> Stated task
From the listing below, output the lines between the one with "Give me the Plotly source for this chart." and the one with "import plotly.graph_objects as go", including those two, and nothing else. Pictures are not copied.

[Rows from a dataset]
··········

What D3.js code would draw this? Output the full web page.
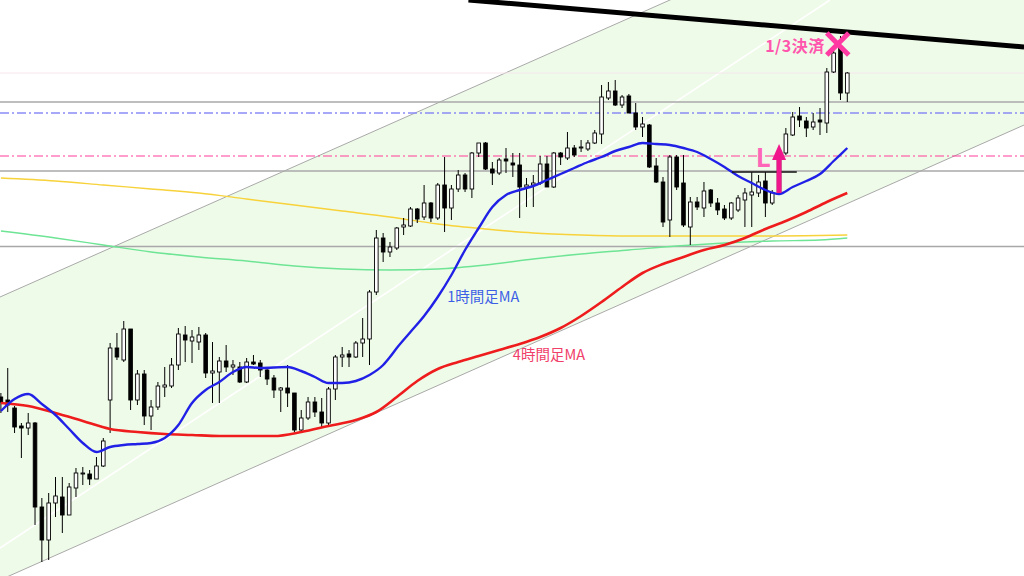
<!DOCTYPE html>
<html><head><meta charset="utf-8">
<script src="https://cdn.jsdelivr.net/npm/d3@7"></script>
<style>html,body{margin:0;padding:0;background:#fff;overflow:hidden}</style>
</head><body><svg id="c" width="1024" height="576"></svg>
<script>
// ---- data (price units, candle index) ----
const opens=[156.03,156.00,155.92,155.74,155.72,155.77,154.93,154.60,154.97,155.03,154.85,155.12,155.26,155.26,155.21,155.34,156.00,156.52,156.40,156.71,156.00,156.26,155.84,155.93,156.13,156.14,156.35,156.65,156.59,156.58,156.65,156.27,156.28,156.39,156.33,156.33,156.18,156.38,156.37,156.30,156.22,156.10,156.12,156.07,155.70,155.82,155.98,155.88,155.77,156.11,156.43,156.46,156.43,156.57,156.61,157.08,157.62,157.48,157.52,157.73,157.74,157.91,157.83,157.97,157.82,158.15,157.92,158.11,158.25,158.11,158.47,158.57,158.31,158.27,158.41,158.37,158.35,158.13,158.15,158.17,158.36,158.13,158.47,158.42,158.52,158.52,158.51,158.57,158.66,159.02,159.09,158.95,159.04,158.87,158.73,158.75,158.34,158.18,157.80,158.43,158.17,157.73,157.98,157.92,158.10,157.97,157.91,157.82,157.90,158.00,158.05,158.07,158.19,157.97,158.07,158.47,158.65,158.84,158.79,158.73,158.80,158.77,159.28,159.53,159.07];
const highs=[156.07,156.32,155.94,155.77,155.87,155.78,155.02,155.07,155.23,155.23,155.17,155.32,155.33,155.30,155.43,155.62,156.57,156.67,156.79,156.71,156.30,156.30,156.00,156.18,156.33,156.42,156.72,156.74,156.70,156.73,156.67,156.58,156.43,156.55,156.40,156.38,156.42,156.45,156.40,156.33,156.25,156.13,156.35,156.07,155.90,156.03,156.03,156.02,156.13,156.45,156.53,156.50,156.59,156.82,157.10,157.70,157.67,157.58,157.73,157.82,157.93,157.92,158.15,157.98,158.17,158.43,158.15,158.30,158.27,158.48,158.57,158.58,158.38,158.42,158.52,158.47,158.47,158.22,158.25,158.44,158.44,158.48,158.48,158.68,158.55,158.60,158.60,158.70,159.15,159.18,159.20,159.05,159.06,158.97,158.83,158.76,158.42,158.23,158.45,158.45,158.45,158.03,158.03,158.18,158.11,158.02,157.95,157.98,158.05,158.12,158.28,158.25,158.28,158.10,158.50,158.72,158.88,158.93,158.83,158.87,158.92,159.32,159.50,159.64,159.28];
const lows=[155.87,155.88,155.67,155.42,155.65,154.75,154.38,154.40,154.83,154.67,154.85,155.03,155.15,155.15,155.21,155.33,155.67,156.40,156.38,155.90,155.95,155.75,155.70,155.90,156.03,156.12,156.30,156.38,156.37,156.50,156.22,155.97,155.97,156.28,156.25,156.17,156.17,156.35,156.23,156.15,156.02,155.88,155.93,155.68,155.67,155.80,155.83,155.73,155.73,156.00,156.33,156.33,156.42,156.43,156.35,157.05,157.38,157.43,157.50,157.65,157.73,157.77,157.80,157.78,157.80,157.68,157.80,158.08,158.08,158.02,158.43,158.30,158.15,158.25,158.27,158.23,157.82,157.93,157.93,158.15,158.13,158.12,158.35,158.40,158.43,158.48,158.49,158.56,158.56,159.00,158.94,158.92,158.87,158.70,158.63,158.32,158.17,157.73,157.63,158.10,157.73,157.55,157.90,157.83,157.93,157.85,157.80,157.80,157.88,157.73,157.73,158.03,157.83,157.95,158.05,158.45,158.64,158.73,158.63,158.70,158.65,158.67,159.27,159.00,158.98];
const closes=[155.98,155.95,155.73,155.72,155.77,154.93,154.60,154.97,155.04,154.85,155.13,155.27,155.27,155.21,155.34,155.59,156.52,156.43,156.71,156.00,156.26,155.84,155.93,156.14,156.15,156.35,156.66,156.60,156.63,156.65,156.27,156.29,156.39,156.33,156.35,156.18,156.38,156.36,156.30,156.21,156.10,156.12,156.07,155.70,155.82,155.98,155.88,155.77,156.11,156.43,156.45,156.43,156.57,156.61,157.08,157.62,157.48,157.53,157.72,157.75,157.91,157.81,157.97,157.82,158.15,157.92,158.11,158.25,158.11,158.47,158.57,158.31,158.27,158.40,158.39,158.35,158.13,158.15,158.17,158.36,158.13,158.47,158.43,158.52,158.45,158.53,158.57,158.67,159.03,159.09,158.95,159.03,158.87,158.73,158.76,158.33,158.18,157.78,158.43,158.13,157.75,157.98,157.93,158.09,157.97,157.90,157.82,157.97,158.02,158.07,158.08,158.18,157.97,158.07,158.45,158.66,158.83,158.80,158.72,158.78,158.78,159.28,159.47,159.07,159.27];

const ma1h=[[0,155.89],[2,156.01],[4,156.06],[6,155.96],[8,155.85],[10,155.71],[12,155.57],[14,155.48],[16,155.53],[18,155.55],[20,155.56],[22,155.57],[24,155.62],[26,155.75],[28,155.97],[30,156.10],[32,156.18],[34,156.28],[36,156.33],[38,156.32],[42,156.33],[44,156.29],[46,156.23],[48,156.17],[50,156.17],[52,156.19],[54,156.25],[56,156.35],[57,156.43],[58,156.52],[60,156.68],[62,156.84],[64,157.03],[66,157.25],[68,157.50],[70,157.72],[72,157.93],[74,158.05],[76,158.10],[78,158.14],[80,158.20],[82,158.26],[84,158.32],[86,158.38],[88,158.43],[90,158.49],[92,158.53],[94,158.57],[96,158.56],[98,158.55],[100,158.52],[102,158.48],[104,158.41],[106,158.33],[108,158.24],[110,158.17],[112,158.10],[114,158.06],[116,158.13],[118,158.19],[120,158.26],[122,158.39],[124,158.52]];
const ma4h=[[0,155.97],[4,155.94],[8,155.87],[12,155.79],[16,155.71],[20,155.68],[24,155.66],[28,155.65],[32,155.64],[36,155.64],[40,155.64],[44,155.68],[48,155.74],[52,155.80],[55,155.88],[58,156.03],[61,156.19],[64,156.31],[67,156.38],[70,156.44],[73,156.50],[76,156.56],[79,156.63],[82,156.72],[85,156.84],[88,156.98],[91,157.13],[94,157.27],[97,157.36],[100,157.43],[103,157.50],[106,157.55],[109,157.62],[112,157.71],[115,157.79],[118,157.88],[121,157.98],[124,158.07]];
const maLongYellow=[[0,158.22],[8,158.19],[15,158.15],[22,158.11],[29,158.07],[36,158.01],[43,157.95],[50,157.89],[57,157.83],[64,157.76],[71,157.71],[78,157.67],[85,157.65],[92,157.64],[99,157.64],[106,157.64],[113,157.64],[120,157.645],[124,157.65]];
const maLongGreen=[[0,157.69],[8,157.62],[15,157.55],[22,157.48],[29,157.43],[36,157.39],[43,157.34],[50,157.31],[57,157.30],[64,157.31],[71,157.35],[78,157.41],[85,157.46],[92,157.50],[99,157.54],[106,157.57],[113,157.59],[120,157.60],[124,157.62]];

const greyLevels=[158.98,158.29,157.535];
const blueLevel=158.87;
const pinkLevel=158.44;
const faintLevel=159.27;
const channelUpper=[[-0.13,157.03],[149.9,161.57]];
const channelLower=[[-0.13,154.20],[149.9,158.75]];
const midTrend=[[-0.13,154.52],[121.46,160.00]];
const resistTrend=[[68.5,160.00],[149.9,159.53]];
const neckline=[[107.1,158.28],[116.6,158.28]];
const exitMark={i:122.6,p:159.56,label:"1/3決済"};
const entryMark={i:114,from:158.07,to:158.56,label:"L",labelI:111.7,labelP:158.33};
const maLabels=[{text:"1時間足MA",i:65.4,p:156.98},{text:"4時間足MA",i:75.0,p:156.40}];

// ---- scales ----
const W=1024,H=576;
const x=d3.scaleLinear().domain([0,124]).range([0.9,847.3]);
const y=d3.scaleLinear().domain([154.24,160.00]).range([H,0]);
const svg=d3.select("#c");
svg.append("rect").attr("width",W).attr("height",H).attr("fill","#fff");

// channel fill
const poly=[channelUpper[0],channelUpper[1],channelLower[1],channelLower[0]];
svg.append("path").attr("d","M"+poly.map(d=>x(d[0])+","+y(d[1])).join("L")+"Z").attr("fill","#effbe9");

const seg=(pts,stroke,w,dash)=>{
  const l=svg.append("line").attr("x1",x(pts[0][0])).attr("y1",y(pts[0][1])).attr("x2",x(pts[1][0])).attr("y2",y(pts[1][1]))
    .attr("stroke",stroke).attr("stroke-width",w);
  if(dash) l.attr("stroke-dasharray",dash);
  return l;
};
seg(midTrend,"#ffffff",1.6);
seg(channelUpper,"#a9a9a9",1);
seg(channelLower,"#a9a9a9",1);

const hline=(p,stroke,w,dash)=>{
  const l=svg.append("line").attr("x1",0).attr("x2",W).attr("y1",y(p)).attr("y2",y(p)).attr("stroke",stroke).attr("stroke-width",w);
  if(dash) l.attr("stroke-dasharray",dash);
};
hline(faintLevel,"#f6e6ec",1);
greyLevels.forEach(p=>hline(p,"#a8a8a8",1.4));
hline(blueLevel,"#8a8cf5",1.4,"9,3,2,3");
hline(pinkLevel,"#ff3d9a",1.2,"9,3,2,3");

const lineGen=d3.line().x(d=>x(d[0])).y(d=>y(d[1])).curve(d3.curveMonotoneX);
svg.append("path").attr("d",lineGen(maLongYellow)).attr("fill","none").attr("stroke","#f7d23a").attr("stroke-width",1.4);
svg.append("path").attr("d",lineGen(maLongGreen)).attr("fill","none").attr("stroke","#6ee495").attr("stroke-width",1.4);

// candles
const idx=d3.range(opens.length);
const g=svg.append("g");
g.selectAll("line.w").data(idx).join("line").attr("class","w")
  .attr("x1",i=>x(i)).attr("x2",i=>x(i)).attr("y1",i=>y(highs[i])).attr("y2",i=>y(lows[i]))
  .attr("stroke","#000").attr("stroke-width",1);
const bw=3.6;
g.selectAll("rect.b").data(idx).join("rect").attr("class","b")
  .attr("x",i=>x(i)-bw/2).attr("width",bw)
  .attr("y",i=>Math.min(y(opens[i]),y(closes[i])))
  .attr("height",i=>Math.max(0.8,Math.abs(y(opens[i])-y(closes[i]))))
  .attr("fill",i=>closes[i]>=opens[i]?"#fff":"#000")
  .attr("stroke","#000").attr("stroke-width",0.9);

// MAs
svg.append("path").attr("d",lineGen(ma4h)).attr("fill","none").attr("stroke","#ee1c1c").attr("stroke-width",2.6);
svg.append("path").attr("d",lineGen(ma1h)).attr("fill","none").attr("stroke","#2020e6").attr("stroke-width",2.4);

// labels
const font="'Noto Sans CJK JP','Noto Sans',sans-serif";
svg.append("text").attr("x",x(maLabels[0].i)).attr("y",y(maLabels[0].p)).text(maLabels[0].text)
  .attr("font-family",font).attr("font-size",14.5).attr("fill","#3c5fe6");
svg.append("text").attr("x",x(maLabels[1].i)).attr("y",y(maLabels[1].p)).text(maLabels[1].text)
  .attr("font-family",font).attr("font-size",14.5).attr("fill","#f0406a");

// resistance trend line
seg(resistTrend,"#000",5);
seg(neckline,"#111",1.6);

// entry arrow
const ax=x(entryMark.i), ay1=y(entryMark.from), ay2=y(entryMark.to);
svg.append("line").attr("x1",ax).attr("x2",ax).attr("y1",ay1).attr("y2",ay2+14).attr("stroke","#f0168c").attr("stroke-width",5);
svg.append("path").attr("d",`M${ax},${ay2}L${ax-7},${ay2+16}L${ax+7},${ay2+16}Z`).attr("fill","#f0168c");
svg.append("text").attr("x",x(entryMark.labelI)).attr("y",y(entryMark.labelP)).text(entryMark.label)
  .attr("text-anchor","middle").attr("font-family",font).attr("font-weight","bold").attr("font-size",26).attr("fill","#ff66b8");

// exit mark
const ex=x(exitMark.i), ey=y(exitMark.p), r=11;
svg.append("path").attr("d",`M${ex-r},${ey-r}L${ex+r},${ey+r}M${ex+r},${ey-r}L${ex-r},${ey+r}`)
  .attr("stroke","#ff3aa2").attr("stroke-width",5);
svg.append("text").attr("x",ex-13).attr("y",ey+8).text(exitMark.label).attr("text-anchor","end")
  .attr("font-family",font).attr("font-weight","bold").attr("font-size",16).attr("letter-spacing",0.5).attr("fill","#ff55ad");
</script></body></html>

··········

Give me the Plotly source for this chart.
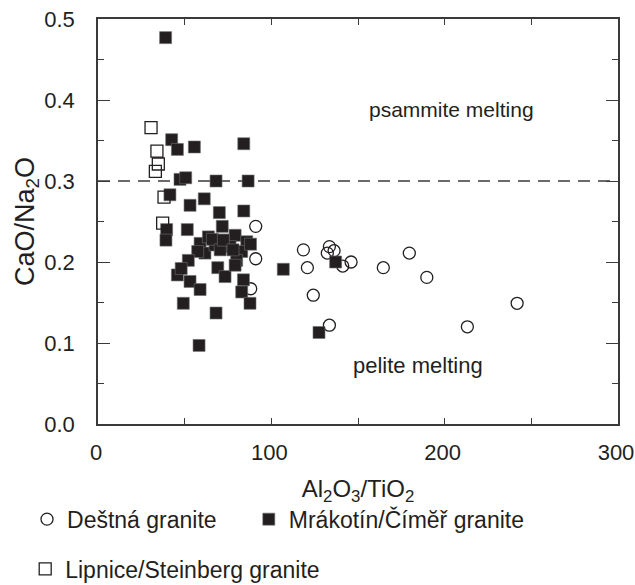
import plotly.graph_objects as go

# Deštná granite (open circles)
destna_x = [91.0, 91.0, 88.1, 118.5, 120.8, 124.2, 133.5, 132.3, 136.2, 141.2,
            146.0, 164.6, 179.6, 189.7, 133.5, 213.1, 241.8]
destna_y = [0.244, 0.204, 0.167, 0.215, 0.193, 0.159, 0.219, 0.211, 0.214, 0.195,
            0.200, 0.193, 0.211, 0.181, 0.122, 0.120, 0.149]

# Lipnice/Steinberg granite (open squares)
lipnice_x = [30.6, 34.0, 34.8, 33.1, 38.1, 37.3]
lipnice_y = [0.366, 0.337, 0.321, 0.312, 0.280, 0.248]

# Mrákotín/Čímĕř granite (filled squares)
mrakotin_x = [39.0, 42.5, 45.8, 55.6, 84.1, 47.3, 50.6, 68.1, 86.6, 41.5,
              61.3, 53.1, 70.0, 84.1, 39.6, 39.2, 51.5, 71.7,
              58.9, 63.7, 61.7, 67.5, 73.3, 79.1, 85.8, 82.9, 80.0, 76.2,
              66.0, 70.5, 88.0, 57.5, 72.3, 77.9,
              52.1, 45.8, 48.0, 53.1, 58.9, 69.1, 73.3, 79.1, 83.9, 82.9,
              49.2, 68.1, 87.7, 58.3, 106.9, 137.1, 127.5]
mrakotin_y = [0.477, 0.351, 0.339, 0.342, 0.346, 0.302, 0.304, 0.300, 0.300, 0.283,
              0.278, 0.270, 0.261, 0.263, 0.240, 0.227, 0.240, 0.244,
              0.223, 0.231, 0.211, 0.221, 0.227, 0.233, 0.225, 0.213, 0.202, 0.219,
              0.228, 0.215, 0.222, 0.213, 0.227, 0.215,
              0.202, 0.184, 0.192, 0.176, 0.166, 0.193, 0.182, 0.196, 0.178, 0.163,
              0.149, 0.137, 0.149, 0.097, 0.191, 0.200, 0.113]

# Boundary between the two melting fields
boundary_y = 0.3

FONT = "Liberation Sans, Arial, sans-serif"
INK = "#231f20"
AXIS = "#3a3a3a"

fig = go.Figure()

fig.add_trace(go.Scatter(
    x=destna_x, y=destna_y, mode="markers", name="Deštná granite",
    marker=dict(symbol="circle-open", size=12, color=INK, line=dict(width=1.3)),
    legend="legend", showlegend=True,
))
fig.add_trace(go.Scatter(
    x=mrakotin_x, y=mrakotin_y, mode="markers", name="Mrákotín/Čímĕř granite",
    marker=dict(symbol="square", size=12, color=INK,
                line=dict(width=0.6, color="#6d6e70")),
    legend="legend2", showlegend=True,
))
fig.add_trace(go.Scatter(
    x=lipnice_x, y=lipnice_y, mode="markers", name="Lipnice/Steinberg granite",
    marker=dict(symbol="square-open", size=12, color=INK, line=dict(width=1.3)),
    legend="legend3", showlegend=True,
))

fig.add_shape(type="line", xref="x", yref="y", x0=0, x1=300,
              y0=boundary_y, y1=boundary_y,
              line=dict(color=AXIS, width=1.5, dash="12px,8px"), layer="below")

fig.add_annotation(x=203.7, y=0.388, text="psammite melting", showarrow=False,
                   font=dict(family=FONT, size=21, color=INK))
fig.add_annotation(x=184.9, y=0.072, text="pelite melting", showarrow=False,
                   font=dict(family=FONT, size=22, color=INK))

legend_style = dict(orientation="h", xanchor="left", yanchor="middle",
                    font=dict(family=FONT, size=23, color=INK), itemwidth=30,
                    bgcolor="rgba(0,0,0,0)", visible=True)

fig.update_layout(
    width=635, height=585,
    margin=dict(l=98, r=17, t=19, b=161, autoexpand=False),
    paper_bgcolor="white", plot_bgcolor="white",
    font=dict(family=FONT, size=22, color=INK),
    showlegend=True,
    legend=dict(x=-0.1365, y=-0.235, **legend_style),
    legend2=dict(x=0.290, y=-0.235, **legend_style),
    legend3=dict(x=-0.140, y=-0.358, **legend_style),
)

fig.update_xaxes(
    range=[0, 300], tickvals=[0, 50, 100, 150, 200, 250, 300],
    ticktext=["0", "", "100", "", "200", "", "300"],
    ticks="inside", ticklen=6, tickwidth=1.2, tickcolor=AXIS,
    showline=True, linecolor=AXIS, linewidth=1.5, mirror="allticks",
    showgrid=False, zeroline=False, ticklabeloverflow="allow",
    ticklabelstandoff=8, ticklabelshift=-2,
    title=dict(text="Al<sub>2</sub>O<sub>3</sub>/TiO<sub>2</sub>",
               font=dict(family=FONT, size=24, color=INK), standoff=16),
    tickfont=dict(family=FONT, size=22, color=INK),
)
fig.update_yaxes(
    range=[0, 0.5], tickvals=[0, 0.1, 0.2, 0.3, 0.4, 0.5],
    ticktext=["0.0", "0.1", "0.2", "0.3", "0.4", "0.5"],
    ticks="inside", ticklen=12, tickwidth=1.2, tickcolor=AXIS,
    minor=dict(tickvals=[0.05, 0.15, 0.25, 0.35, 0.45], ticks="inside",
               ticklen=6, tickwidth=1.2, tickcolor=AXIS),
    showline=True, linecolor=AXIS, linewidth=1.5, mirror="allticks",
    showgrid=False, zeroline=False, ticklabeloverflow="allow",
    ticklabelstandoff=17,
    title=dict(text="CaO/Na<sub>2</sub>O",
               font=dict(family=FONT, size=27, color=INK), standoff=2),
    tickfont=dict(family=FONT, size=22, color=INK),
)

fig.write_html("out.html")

··········

> Solved exercise
Give me the Plotly source for this chart.
import plotly.graph_objects as go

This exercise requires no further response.